После фронта сажусь в свою машину и еду в многострадальный поселок Спартак, известный, наверное, уже всему миру. На улице, приплясывая на сыром морозце, меня уже битый час ждет местная общественница Валентина Плешкова. Но никак не могу нащупать дорогу. Навигатор сходит с ума: ему невдомек, что можно ездить через железнодорожные пути без переездов, а показанная на карте шикарная трасса на самом деле заминирована с двух концов и простреливается вдоль и поперек. Дорога вдоль промзоны мне не нравится своей безлюдностью и отсутствием следов колес, и я вспоминаю тех, кто за эти 7 лет войны вошел в пантеон «жертв навигаторов», заехав «не туда». Навстречу мне едва ползет по снегу старенькая иномарка. Ополченец в гражданке едет в субботнюю увольнительную, и у нас случается полевая смехопанорама:
- Скажите, а я по этой дороге в Спартак приеду? - Приедете, но вас там пристрелят. - Спасибо, я что-то подобное и предполагал. Ополченец машет рукой, мол, «разворачивайся, езжай за мной», и действительно, через пару километров я вкатываюсь в Спартак. Прогуливаемся с Валентиной Николаевной по улицам, на которых нет домов без попаданий. Жителей, впрочем, тоже нет, хотя я встречаю десяток надписей на заборах «Здесь живут люди». - Ярмарка сегодня в Донецке, - объясняет мне Валентина Плешкова. - Пришел автобус от администрации, и все уехали скупаться. Нас тут 70 человек еще осталось. Летом больше - за двести! И тут Валентина Николаевна сообщает мне плохо укладывающееся в голове: - У людей же тут сады, огороды. Вот у меня 34 курицы. Впрочем, почему люди копаются в огородах на передовой, понять несложно. У моей собеседницы пенсия 6300 рублей, как у неработавшей. Собственник предприятия в Одессе, но за подтверждением стажа Валентина на Украину не поехала из принципа.
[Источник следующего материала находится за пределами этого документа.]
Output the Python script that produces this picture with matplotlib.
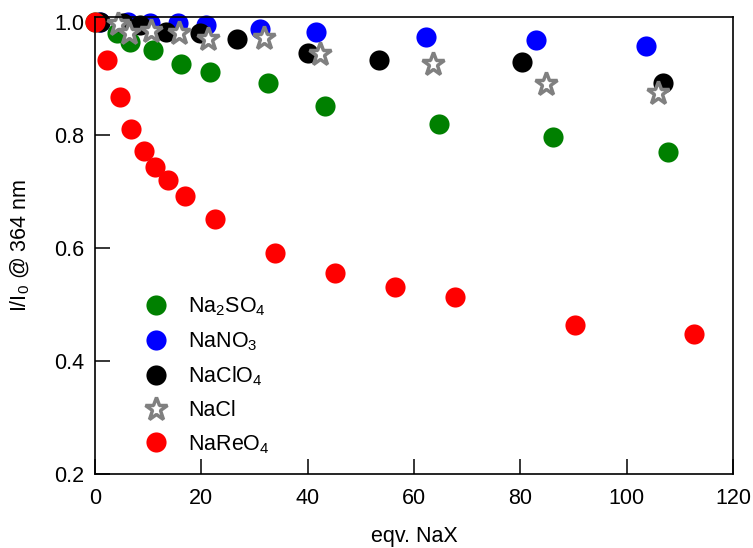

Гуманитарки из России не было давно, ее привозит Красный Крест. Он же помогает стройматериалами, залатать жилые дома. Спрашиваю, увы, дежурное: - Часто ли обстреливают? И Валентина Плешкова меня удивляет: - Вот тьфу три раза, с полгода к нам стало ОБСЕ ездить, вот чуть ли не каждый день. Беспилотники запускают, мониторят, и перестали по нам стрелять. В конце крайней улицы Спартака - линия фронта, белеют блокпосты, ставшие сугробами. Валентина Николаевна прибавляет шаг и резко сворачивает с простреливаемой дороги. Спрашиваю у нее на прощание: - Что будет дальше? - Мир будет, - твердо говорит мне собеседница. - Потому что, после того что тут творилось семь лет, ничего другого быть уже не может.